• [Data to use]:
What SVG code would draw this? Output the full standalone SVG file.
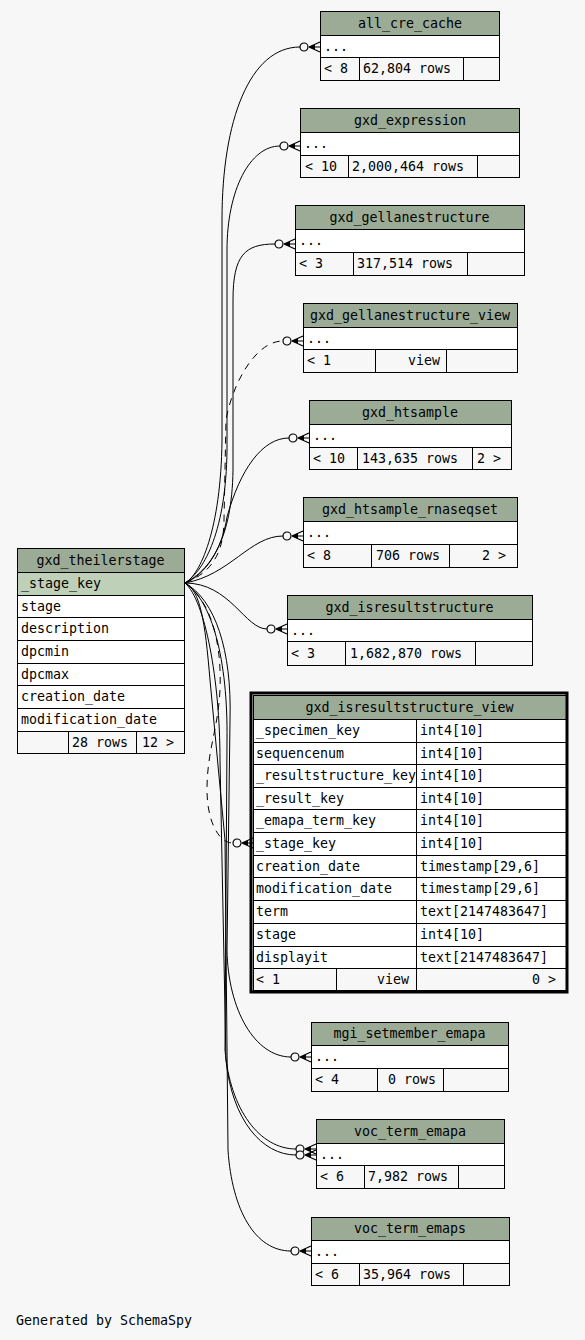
<svg xmlns="http://www.w3.org/2000/svg" xmlns:xlink="http://www.w3.org/1999/xlink" width="585" height="1340" viewBox="0 0 585 1340">
<style>
text{font-family:"DejaVu Sans Mono","Liberation Mono",monospace;font-size:13.3px;fill:#000}
.c{text-anchor:middle}.e{text-anchor:end}
.h{fill:#9bab96;stroke:#000}.r{fill:#fff;stroke:#000}.k{fill:#bed1b8;stroke:#000}.f{fill:#f7f7f7;stroke:#000}
.cn{fill:none;stroke:#000;stroke-width:1}.d{stroke-dasharray:7,6}
</style>
<defs>
<g id="cf" stroke="#000" stroke-width="1.2"><circle cx="-16" cy="0" r="4" fill="#f7f7f7"/><path d="M-11,0 L0,-5 M-11,0 L0,0 M-11,0 L0,5" fill="none"/><path d="M-11,0 L-5,-2.8 L-5,2.8Z" fill="#000" stroke="none"/></g>
</defs>
<rect width="585" height="1340" fill="#f7f7f7"/>
<g id="connectors">
<path class="cn" d="M185,583 C200,575 221,530 222,440 L222,220 C222,120 250,47 300,47"/>
<path class="cn" d="M185,583 C205,570 226,530 227,450 L227,250 C227,190 250,146 280,146"/>
<path class="cn" d="M185,583 C210,570 232,540 233,470 L233,300 C233,255 245,244 275,244"/>
<path class="cn d" d="M185,583 C205,575 224,560 224,520 L226,420 C232,385 255,341 283,341"/>
<path class="cn" d="M185,583 C205,575 222,550 227,517 C240,470 262,438 289,438"/>
<path class="cn" d="M185,583 C230,575 250,536 283,536"/>
<path class="cn" d="M185,583 C230,583 245,629 267,629"/>
<path class="cn d" d="M185,583 C210,600 222,640 220,690 C218,730 207,750 207,790 C207,820 218,843 233,843"/>
<path class="cn" d="M185,583 C215,600 232,650 230,720 L227,950 C228,1010 255,1057 291,1057"/>
<path class="cn" d="M185,583 C212,600 228,660 227,740 L225,1050 C230,1110 260,1149 296,1149"/>
<path class="cn" d="M185,583 C205,600 220,680 220,760 L226,1060 C232,1120 262,1155 296,1155"/>
<path class="cn" d="M185,583 C200,590 205,620 210,680 L225,840 L228,1150 C232,1210 255,1251 291,1251"/>
<use xlink:href="#cf" href="#cf" x="320" y="47"/>
<use xlink:href="#cf" href="#cf" x="300" y="146"/>
<use xlink:href="#cf" href="#cf" x="295" y="244"/>
<use xlink:href="#cf" href="#cf" x="303" y="341"/>
<use xlink:href="#cf" href="#cf" x="309" y="438"/>
<use xlink:href="#cf" href="#cf" x="303" y="536"/>
<use xlink:href="#cf" href="#cf" x="287" y="629"/>
<use xlink:href="#cf" href="#cf" x="253" y="843"/>
<use xlink:href="#cf" href="#cf" x="311" y="1057"/>
<use xlink:href="#cf" href="#cf" x="316" y="1149"/>
<use xlink:href="#cf" href="#cf" x="316" y="1155"/>
<use xlink:href="#cf" href="#cf" x="311" y="1251"/>
</g>
<g id="all_cre_cache">
<rect class="h" x="320.5" y="11.5" width="179" height="24"/><text class="c" x="410" y="27.5">all_cre_cache</text>
<rect class="r" x="320.5" y="35.5" width="179" height="22"/><text x="324" y="50.5">...</text>
<rect class="f" x="320.5" y="57.5" width="39" height="23"/><rect class="f" x="359.5" y="57.5" width="104" height="23"/><rect class="f" x="463.5" y="57.5" width="36" height="23"/>
<text x="324" y="73">&lt; 8</text><text x="363" y="73">62,804 rows</text>
</g>
<g id="gxd_expression">
<rect class="h" x="300.5" y="108.5" width="219" height="24"/><text class="c" x="410" y="124.5">gxd_expression</text>
<rect class="r" x="300.5" y="132.5" width="219" height="23"/><text x="304" y="148">...</text>
<rect class="f" x="300.5" y="155.5" width="48" height="22"/><rect class="f" x="348.5" y="155.5" width="129" height="22"/><rect class="f" x="477.5" y="155.5" width="42" height="22"/>
<text x="305" y="170.5">&lt; 10</text><text x="352" y="170.5">2,000,464 rows</text>
</g>
<g id="gxd_gellanestructure">
<rect class="h" x="295.5" y="205.5" width="229" height="24"/><text class="c" x="409.5" y="221.5">gxd_gellanestructure</text>
<rect class="r" x="295.5" y="229.5" width="229" height="23"/><text x="299" y="245">...</text>
<rect class="f" x="295.5" y="252.5" width="58" height="23"/><rect class="f" x="353.5" y="252.5" width="114" height="23"/><rect class="f" x="467.5" y="252.5" width="57" height="23"/>
<text x="299" y="268">&lt; 3</text><text x="357" y="268">317,514 rows</text>
</g>
<g id="gxd_gellanestructure_view">
<rect class="h" x="303.5" y="303.5" width="214" height="24"/><text class="c" x="410" y="319.5">gxd_gellanestructure_view</text>
<rect class="r" x="303.5" y="327.5" width="214" height="22"/><text x="307" y="342.5">...</text>
<rect class="f" x="303.5" y="349.5" width="72" height="23"/><rect class="f" x="375.5" y="349.5" width="71" height="23"/><rect class="f" x="446.5" y="349.5" width="71" height="23"/>
<text x="307" y="365">&lt; 1</text><text class="e" x="440" y="365">view</text>
</g>
<g id="gxd_htsample">
<rect class="h" x="309.5" y="400.5" width="202" height="24"/><text class="c" x="410" y="416.5">gxd_htsample</text>
<rect class="r" x="309.5" y="424.5" width="202" height="23"/><text x="313" y="440">...</text>
<rect class="f" x="309.5" y="447.5" width="48" height="22"/><rect class="f" x="357.5" y="447.5" width="115" height="22"/><rect class="f" x="472.5" y="447.5" width="39" height="22"/>
<text x="313" y="462.5">&lt; 10</text><text x="362" y="462.5">143,635 rows</text><text x="477" y="462.5">2 &gt;</text>
</g>
<g id="gxd_htsample_rnaseqset">
<rect class="h" x="303.5" y="497.5" width="214" height="24"/><text class="c" x="410" y="513.5">gxd_htsample_rnaseqset</text>
<rect class="r" x="303.5" y="521.5" width="214" height="23"/><text x="307" y="537">...</text>
<rect class="f" x="303.5" y="544.5" width="68" height="23"/><rect class="f" x="371.5" y="544.5" width="78" height="23"/><rect class="f" x="449.5" y="544.5" width="68" height="23"/>
<text x="307" y="560">&lt; 8</text><text x="376" y="560">706 rows</text><text class="e" x="506" y="560">2 &gt;</text>
</g>
<g id="gxd_isresultstructure">
<rect class="h" x="287.5" y="595.5" width="245" height="24"/><text class="c" x="409.5" y="611.5">gxd_isresultstructure</text>
<rect class="r" x="287.5" y="619.5" width="245" height="22"/><text x="291" y="634.5">...</text>
<rect class="f" x="287.5" y="641.5" width="58" height="24"/><rect class="f" x="345.5" y="641.5" width="130" height="24"/><rect class="f" x="475.5" y="641.5" width="57" height="24"/>
<text x="291" y="657.5">&lt; 3</text><text x="350" y="657.5">1,682,870 rows</text>
</g>
<g id="gxd_isresultstructure_view">
<rect class="h" x="253.5" y="695.5" width="313" height="24"/><text class="c" x="409.5" y="711.5">gxd_isresultstructure_view</text>
<rect class="r" x="253.5" y="719.5" width="163" height="23"/><rect class="r" x="416.5" y="719.5" width="150" height="23"/><text x="256" y="735">_specimen_key</text><text x="420" y="735">int4[10]</text>
<rect class="r" x="253.5" y="742.5" width="163" height="22"/><rect class="r" x="416.5" y="742.5" width="150" height="22"/><text x="256" y="757.5">sequencenum</text><text x="420" y="757.5">int4[10]</text>
<rect class="r" x="253.5" y="764.5" width="163" height="23"/><rect class="r" x="416.5" y="764.5" width="150" height="23"/><text x="256" y="780">_resultstructure_key</text><text x="420" y="780">int4[10]</text>
<rect class="r" x="253.5" y="787.5" width="163" height="22"/><rect class="r" x="416.5" y="787.5" width="150" height="22"/><text x="256" y="802.5">_result_key</text><text x="420" y="802.5">int4[10]</text>
<rect class="r" x="253.5" y="809.5" width="163" height="23"/><rect class="r" x="416.5" y="809.5" width="150" height="23"/><text x="256" y="825">_emapa_term_key</text><text x="420" y="825">int4[10]</text>
<rect class="r" x="253.5" y="832.5" width="163" height="23"/><rect class="r" x="416.5" y="832.5" width="150" height="23"/><text x="256" y="848">_stage_key</text><text x="420" y="848">int4[10]</text>
<rect class="r" x="253.5" y="855.5" width="163" height="22"/><rect class="r" x="416.5" y="855.5" width="150" height="22"/><text x="256" y="870.5">creation_date</text><text x="420" y="870.5">timestamp[29,6]</text>
<rect class="r" x="253.5" y="877.5" width="163" height="23"/><rect class="r" x="416.5" y="877.5" width="150" height="23"/><text x="256" y="893">modification_date</text><text x="420" y="893">timestamp[29,6]</text>
<rect class="r" x="253.5" y="900.5" width="163" height="23"/><rect class="r" x="416.5" y="900.5" width="150" height="23"/><text x="256" y="916">term</text><text x="420" y="916">text[2147483647]</text>
<rect class="r" x="253.5" y="923.5" width="163" height="23"/><rect class="r" x="416.5" y="923.5" width="150" height="23"/><text x="256" y="939">stage</text><text x="420" y="939">int4[10]</text>
<rect class="r" x="253.5" y="946.5" width="163" height="22"/><rect class="r" x="416.5" y="946.5" width="150" height="22"/><text x="256" y="961.5">displayit</text><text x="420" y="961.5">text[2147483647]</text>
<rect class="f" x="253.5" y="968.5" width="83" height="22"/><rect class="f" x="336.5" y="968.5" width="80" height="22"/><rect class="f" x="416.5" y="968.5" width="150" height="22"/>
<text x="256" y="983.5">&lt; 1</text><text class="e" x="409" y="983.5">view</text><text class="e" x="556" y="983.5">0 &gt;</text>
<rect x="251" y="693" width="316" height="299" fill="none" stroke="#000" stroke-width="3"/>
</g>
<g id="mgi_setmember_emapa">
<rect class="h" x="311.5" y="1022.5" width="197" height="23"/><text class="c" x="409.5" y="1038">mgi_setmember_emapa</text>
<rect class="r" x="311.5" y="1045.5" width="197" height="23"/><text x="315" y="1061">...</text>
<rect class="f" x="311.5" y="1068.5" width="66" height="23"/><rect class="f" x="377.5" y="1068.5" width="66" height="23"/><rect class="f" x="443.5" y="1068.5" width="65" height="23"/>
<text x="315" y="1084">&lt; 4</text><text x="388" y="1084">0 rows</text>
</g>
<g id="voc_term_emapa">
<rect class="h" x="316.5" y="1119.5" width="188" height="24"/><text class="c" x="410" y="1135.5">voc_term_emapa</text>
<rect class="r" x="316.5" y="1143.5" width="188" height="22"/><text x="320" y="1158.5">...</text>
<rect class="f" x="316.5" y="1165.5" width="48" height="23"/><rect class="f" x="364.5" y="1165.5" width="94" height="23"/><rect class="f" x="458.5" y="1165.5" width="46" height="23"/>
<text x="320" y="1181">&lt; 6</text><text x="368" y="1181">7,982 rows</text>
</g>
<g id="voc_term_emaps">
<rect class="h" x="311.5" y="1217.5" width="198" height="23"/><text class="c" x="410" y="1233">voc_term_emaps</text>
<rect class="r" x="311.5" y="1240.5" width="198" height="23"/><text x="315" y="1256">...</text>
<rect class="f" x="311.5" y="1263.5" width="48" height="22"/><rect class="f" x="359.5" y="1263.5" width="104" height="22"/><rect class="f" x="463.5" y="1263.5" width="46" height="22"/>
<text x="315" y="1278.5">&lt; 6</text><text x="363" y="1278.5">35,964 rows</text>
</g>
<g id="gxd_theilerstage">
<rect class="h" x="17.5" y="548.5" width="167" height="24"/><text class="c" x="100.5" y="564.5">gxd_theilerstage</text>
<rect class="k" x="17.5" y="572.5" width="167" height="23"/><text x="21" y="588">_stage_key</text>
<rect class="r" x="17.5" y="595.5" width="167" height="22"/><text x="21" y="610.5">stage</text>
<rect class="r" x="17.5" y="617.5" width="167" height="23"/><text x="21" y="633">description</text>
<rect class="r" x="17.5" y="640.5" width="167" height="23"/><text x="21" y="656">dpcmin</text>
<rect class="r" x="17.5" y="663.5" width="167" height="22"/><text x="21" y="678.5">dpcmax</text>
<rect class="r" x="17.5" y="685.5" width="167" height="23"/><text x="21" y="701">creation_date</text>
<rect class="r" x="17.5" y="708.5" width="167" height="23"/><text x="21" y="724">modification_date</text>
<rect class="f" x="17.5" y="731.5" width="51" height="22"/><rect class="f" x="68.5" y="731.5" width="68" height="22"/><rect class="f" x="136.5" y="731.5" width="48" height="22"/>
<text x="72" y="746.5">28 rows</text><text x="142" y="746.5">12 &gt;</text>
</g>
<text x="16" y="1325">Generated by SchemaSpy</text>
</svg>
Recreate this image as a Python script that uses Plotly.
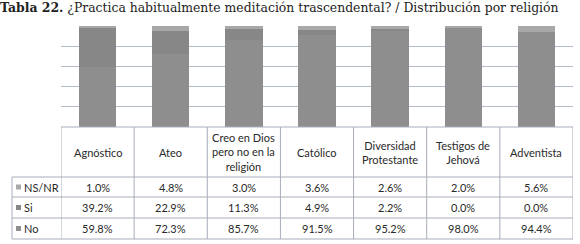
import plotly.graph_objects as go

categories = ["Agnóstico", "Ateo", "Creo en Dios<br>pero no en la<br>religión", "Católico",
              "Diversidad<br>Protestante", "Testigos de<br>Jehová", "Adventista"]
series_names = ["NS/NR", "Si", "No"]
ns_nr = [1.0, 4.8, 3.0, 3.6, 2.6, 2.0, 5.6]
si = [39.2, 22.9, 11.3, 4.9, 2.2, 0.0, 0.0]
no = [59.8, 72.3, 85.7, 91.5, 95.2, 98.0, 94.4]
series_values = [ns_nr, si, no]
series_colors = ["#a8a8a8", "#878787", "#8e8e8e"]

W, H = 580, 244
def py(p):
    return (H - p) / H
def px(p):
    return p / W

xs = list(range(len(categories)))

fig = go.Figure()
# stacked: No at bottom, Si, NS/NR on top
for idx in [2, 1, 0]:
    fig.add_trace(go.Bar(x=xs, y=series_values[idx], name=series_names[idx],
                         marker=dict(color=series_colors[idx], line=dict(width=0)),
                         showlegend=False, hoverinfo="skip"))

line_col = "#a7adba"
table_top, header_bot = 127, 177
row_edges = [177, 197, 218, 239]
label_left = 12

shapes = []
for i in range(len(categories) + 1):
    shapes.append(dict(type="line", xref="x", yref="paper", x0=i - 0.5, x1=i - 0.5,
                       y0=py(row_edges[-1]), y1=py(table_top),
                       line=dict(color=line_col, width=1)))
shapes.append(dict(type="line", xref="paper", yref="paper", x0=px(label_left), x1=px(label_left),
                   y0=py(row_edges[-1]), y1=py(header_bot), line=dict(color=line_col, width=1)))
shapes.append(dict(type="line", xref="x", yref="paper", x0=-0.5, x1=len(categories) - 0.5,
                   y0=py(table_top), y1=py(table_top), line=dict(color=line_col, width=1)))
for r in row_edges:
    shapes.append(dict(type="line", xref="paper", yref="paper", x0=px(label_left), x1=1 - px(7),
                       y0=py(r), y1=py(r), line=dict(color=line_col, width=1)))

annotations = []
annotations.append(dict(xref="paper", yref="paper", x=-0.003, y=1.01, xanchor="left", yanchor="top",
                        showarrow=False,
                        text="<b>Tabla 22.</b> ¿Practica habitualmente meditación trascendental? / Distribución por religión",
                        font=dict(family="DejaVu Serif", size=12.4, color="#222")))
tfont = dict(family="Lato", size=11, color="#2a2a2a")
for i, c in enumerate(categories):
    annotations.append(dict(xref="x", yref="paper", x=i, y=py((table_top + header_bot) / 2),
                            xanchor="center", yanchor="middle", showarrow=False, text=c,
                            font=tfont, align="center"))
for r, (name, vals) in enumerate(zip(series_names, series_values)):
    yc = py((row_edges[r] + row_edges[r + 1]) / 2)
    shapes.append(dict(type="rect", xref="paper", yref="paper",
                       x0=px(16), x1=px(21), y0=yc - 2.5 / H, y1=yc + 2.5 / H,
                       fillcolor=series_colors[r], line=dict(width=0)))
    annotations.append(dict(xref="paper", yref="paper", x=px(22), y=yc, xanchor="left",
                            yanchor="middle", showarrow=False, text=name, font=tfont))
    for i, v in enumerate(vals):
        annotations.append(dict(xref="x", yref="paper", x=i, y=yc, xanchor="center",
                                yanchor="middle", showarrow=False, text=f"{v:.1f}%", font=tfont))

fig.update_layout(
    width=W, height=H, margin=dict(l=0, r=0, t=0, b=0),
    paper_bgcolor="white", plot_bgcolor="white",
    barmode="stack", bargap=0.49,
    xaxis=dict(domain=[px(61), 1 - px(7)], range=[-0.5, len(categories) - 0.5],
               showticklabels=False, showgrid=False, zeroline=False, ticks=""),
    yaxis=dict(domain=[py(table_top), py(26)], range=[0, 100], dtick=20,
               showticklabels=False, showgrid=True, gridcolor="#b4bccb", gridwidth=1,
               zeroline=False, ticks=""),
    shapes=shapes, annotations=annotations,
)
fig.write_html("out.html", config={"displayModeBar": False},
               post_script="document.body.style.margin='0';document.body.style.overflow='hidden';")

• [What to do]: Print exactly the lines from the line containing "Recreate this image" through the line containing "xs = list(range(len(categories)))", and omit any picture found among them.

• [Exercise result]:
Recreate this image as a Python script that uses Plotly.
import plotly.graph_objects as go

categories = ["Agnóstico", "Ateo", "Creo en Dios<br>pero no en la<br>religión", "Católico",
              "Diversidad<br>Protestante", "Testigos de<br>Jehová", "Adventista"]
series_names = ["NS/NR", "Si", "No"]
ns_nr = [1.0, 4.8, 3.0, 3.6, 2.6, 2.0, 5.6]
si = [39.2, 22.9, 11.3, 4.9, 2.2, 0.0, 0.0]
no = [59.8, 72.3, 85.7, 91.5, 95.2, 98.0, 94.4]
series_values = [ns_nr, si, no]
series_colors = ["#a8a8a8", "#878787", "#8e8e8e"]

W, H = 580, 244
def py(p):
    return (H - p) / H
def px(p):
    return p / W

xs = list(range(len(categories)))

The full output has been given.